I don't think there's a local optima here. The gradient with respect to the individual characters always points you at the solution, from all states. Pathologically so, even. But it makes for a good learning problem since the problem space actually fits in human heads and you can clearly see what the GA is doing. When you fire a GA at a real problem you won't have that luxury.
> I don't think there's a local optima here. The gradient always points you directly at the solution, at all times, in all states.
Well, there are no local optima but plenty of global optima other than the correct answer, I think: "Hello, World!" and "!dlroW ,olleH" have the same fitness for example. So no, the gradient won't necessarily lead you to the solution.
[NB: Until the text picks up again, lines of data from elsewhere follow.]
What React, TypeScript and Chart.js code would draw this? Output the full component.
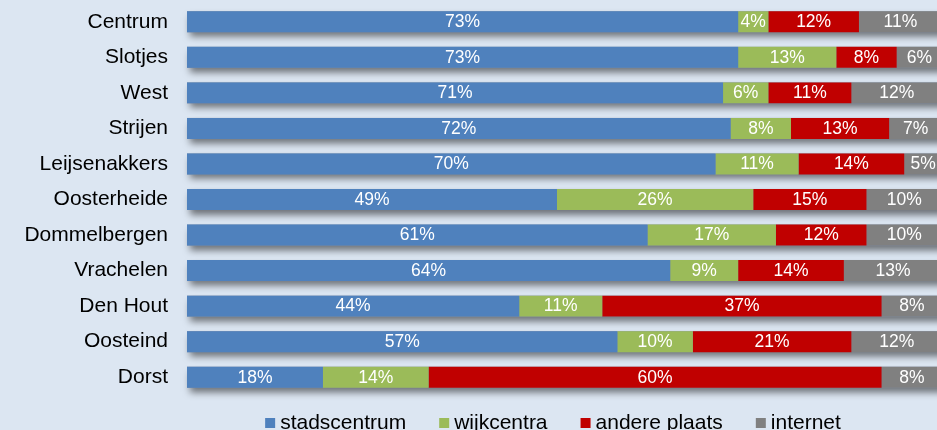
import React, { useEffect, useRef } from "react";
import { Chart, registerables } from "chart.js";

Chart.register(...registerables);

// ---- data ----
const categories = [
  "Centrum",
  "Slotjes",
  "West",
  "Strijen",
  "Leijsenakkers",
  "Oosterheide",
  "Dommelbergen",
  "Vrachelen",
  "Den Hout",
  "Oosteind",
  "Dorst",
];
const seriesNames = ["stadscentrum", "wijkcentra", "andere plaats", "internet"];
const stadscentrum = [73, 73, 71, 72, 70, 49, 61, 64, 44, 57, 18];
const wijkcentra = [4, 13, 6, 8, 11, 26, 17, 9, 11, 10, 14];
const anderePlaats = [12, 8, 11, 13, 14, 15, 12, 14, 37, 21, 60];
const internet = [11, 6, 12, 7, 5, 10, 10, 13, 8, 12, 8];

// ---- styles / layout ----
const seriesColors = ["#4f81bd", "#9bbb59", "#c00000", "#808080"];
const BG = "#dce6f2";
const FONT = "'Liberation Sans', Arial, sans-serif";
const CANVAS_W = 942;
const CANVAS_H = 440;
const AXIS_W = 187;
const LEGEND_CENTER_X = 553;
const LEGEND_BASELINE = 429;

const shadowPlugin = {
  id: "barShadow",
  beforeDatasetsDraw(chart: any) {
    const meta0 = chart.getDatasetMeta(0);
    const xs = chart.scales.x;
    const ctx = chart.ctx;
    ctx.save();
    ctx.shadowColor = "rgba(0,0,0,0.5)";
    ctx.shadowBlur = 7;
    ctx.shadowOffsetX = 3;
    ctx.shadowOffsetY = 5;
    ctx.fillStyle = "#7d8ea5";
    meta0.data.forEach((el: any, i: number) => {
      const total = chart.data.datasets.reduce(
        (s: number, d: any) => s + (d.data[i] as number),
        0
      );
      const { y, height } = el.getProps(["y", "height"], true);
      const x0 = xs.getPixelForValue(0);
      const x1 = xs.getPixelForValue(total);
      ctx.fillRect(x0, y - height / 2, x1 - x0, height);
    });
    ctx.restore();
  },
};

const valueLabelPlugin = {
  id: "valueLabels",
  afterDatasetsDraw(chart: any) {
    const ctx = chart.ctx;
    ctx.save();
    ctx.font = `17.5px ${FONT}`;
    ctx.fillStyle = "#ffffff";
    ctx.textAlign = "center";
    ctx.textBaseline = "middle";
    chart.data.datasets.forEach((ds: any, di: number) => {
      const meta = chart.getDatasetMeta(di);
      meta.data.forEach((el: any, i: number) => {
        const { x, y, base } = el.getProps(["x", "y", "base"], true);
        ctx.fillText(`${ds.data[i]}%`, (x + base) / 2, y + 0.5);
      });
    });
    ctx.restore();
  },
};

const legendPlugin = {
  id: "customLegend",
  afterDraw(chart: any) {
    const ctx = chart.ctx;
    ctx.save();
    ctx.font = `21px ${FONT}`;
    ctx.textBaseline = "alphabetic";
    ctx.textAlign = "left";
    const box = 10;
    const boxGap = 5;
    const itemGap = 33;
    const items = chart.data.datasets.map((ds: any) => ({
      label: ds.label as string,
      color: ds.backgroundColor as string,
      w: ctx.measureText(ds.label).width,
    }));
    const total =
      items.reduce((s: number, it: any) => s + box + boxGap + it.w, 0) +
      itemGap * (items.length - 1);
    let x = LEGEND_CENTER_X - total / 2;
    items.forEach((it: any) => {
      ctx.fillStyle = it.color;
      ctx.fillRect(x, LEGEND_BASELINE - 11, box, box);
      ctx.fillStyle = "#000000";
      ctx.fillText(it.label, x + box + boxGap, LEGEND_BASELINE);
      x += box + boxGap + it.w + itemGap;
    });
    ctx.restore();
  },
};

export default function App() {
  const canvasRef = useRef<HTMLCanvasElement | null>(null);

  useEffect(() => {
    if (!canvasRef.current) return;
    const values = [stadscentrum, wijkcentra, anderePlaats, internet];
    const chart = new Chart(canvasRef.current, {
      type: "bar",
      data: {
        labels: categories,
        datasets: seriesNames.map((name, i) => ({
          label: name,
          data: values[i],
          backgroundColor: seriesColors[i],
          borderWidth: 0,
          barPercentage: 0.59,
          categoryPercentage: 1,
        })),
      },
      options: {
        indexAxis: "y",
        responsive: false,
        animation: false,
        devicePixelRatio: 1,
        layout: { padding: { left: 0, right: 0, top: 4, bottom: CANVAS_H - 395 } },
        plugins: {
          legend: { display: false },
          tooltip: { enabled: false },
        },
        scales: {
          x: {
            display: false,
            stacked: true,
            min: 0,
            max: 100,
          },
          y: {
            stacked: true,
            grid: { display: false, drawTicks: false },
            border: { display: false },
            ticks: {
              color: "#000000",
              padding: 19,
              font: { family: FONT, size: 21 },
            },
            afterFit: (scale: any) => {
              scale.width = AXIS_W;
              scale.paddingTop = 0;
              scale.paddingBottom = 0;
            },
          },
        },
      },
      plugins: [shadowPlugin, valueLabelPlugin, legendPlugin],
    });
    return () => chart.destroy();
  }, []);

  return (
    <div
      style={{
        position: "fixed",
        left: 0,
        top: 0,
        width: 937,
        height: 430,
        overflow: "hidden",
        background: BG,
      }}
    >
      <canvas
        ref={canvasRef}
        width={CANVAS_W}
        height={CANVAS_H}
        style={{ display: "block", width: CANVAS_W, height: CANVAS_H }}
      />
    </div>
  );
}
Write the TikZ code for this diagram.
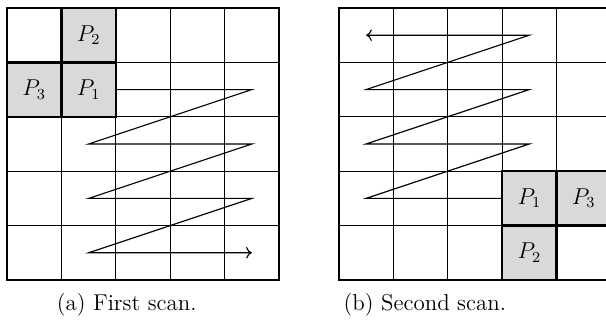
\documentclass[tikz,border=0pt]{standalone}
\usepackage{amsmath,amssymb}
\usepackage{tikz}
\usetikzlibrary{arrows.meta,positioning}
\usepackage{xcolor}
\definecolor{cellgray}{RGB}{217,217,217}

\begin{document}
\begin{tikzpicture}[every node/.style={font=\large},
  pcell/.style={draw,line width=1.2pt,fill=cellgray,minimum size=1cm,
    inner sep=0pt,outer sep=0pt},
  scan/.style={line width=0.6pt}]
\useasboundingbox (-0.13,-0.88) rectangle (11.01,5.147);
% first scan
\draw[line width=0.5pt] (0,0) grid (5,5);
\node[pcell] (pa1) at (1.5,3.5) {$P_1$};
\node[pcell,above=0pt of pa1] (pa2) {$P_2$};
\node[pcell,left=0pt of pa1] (pa3) {$P_3$};
\draw[line width=1.2pt] (0,0) rectangle (5,5);
\coordinate (enda) at (4.5,0.5);
\draw[scan,-{To[length=3pt,width=6pt]}] (pa1.east) -- (4.5,3.5) -- (1.5,2.5) -- (4.5,2.5)
  -- (1.5,1.5) -- (4.5,1.5) -- (1.5,0.5) -- (enda);
\node (capa) at (2.2,-0.46) {(a) First scan.};
% second scan
\begin{scope}[xshift=6.1cm]
\draw[line width=0.5pt] (0,0) grid (5,5);
\node[pcell] (pb1) at (3.5,1.5) {$P_1$};
\node[pcell,below=0pt of pb1] (pb2) {$P_2$};
\node[pcell,right=0pt of pb1] (pb3) {$P_3$};
\draw[line width=1.2pt] (0,0) rectangle (5,5);
\coordinate (endb) at (0.5,4.5);
\draw[scan,-{To[length=3pt,width=6pt]}] (pb1.west) -- (0.5,1.5) -- (3.5,2.5) -- (0.5,2.5)
  -- (3.5,3.5) -- (0.5,3.5) -- (3.5,4.5) -- (endb);
\end{scope}
\node (capb) at (7.68,-0.46) {(b) Second scan.};
\end{tikzpicture}
\end{document}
Now, suppose we defined the fitness function instead as the number of correct characters plus the number of characters in the right place, then we'd have local optima and a better chance of getting to the optimum.
There is only one global optima with the defined fitness function, and is the one with f=0. There are different local minimum when there is no mutation (for example, if all chromosomes on the initial population don't have the letter W, it will be impossible to create the target unless mutation is used).
The other answers that you are thinking on have different fitness (the comparison is target[i] ?= guess[i]).
In any case, I like this examples because they currently show the process that the GA has to converge in a way easy to see/understand. Of course, in real life it is more used when there is no information of the function to minimize (optimize), or the function is not convex in our search domain, which can lead to getting stuck in a local minimum using other search methods.
I have always felt that the fancy name increased the interest on the topic.
Update Looks like the guy's description of his function is different from his actual function. You're right, there is a single global optimum and no local optima.
I guess "local optimum" wasn't the right word. I got suck in a configuration in which my breed() method couldn't get closer to the goal, because it was just shuffling around characters that existed at the start. (I had started with 1001 randomly generated 13-byte sequences.)
With GAs, you're frequently better allowing your breeding / mutation to make insane changes. Mimic reality: some changes flat-out kill the offspring immediately. Sure, you need letters... but allow breeding to slice the binary strings representing those letters. Otherwise you rely too heavily on mutation for changes, which is typically very slow.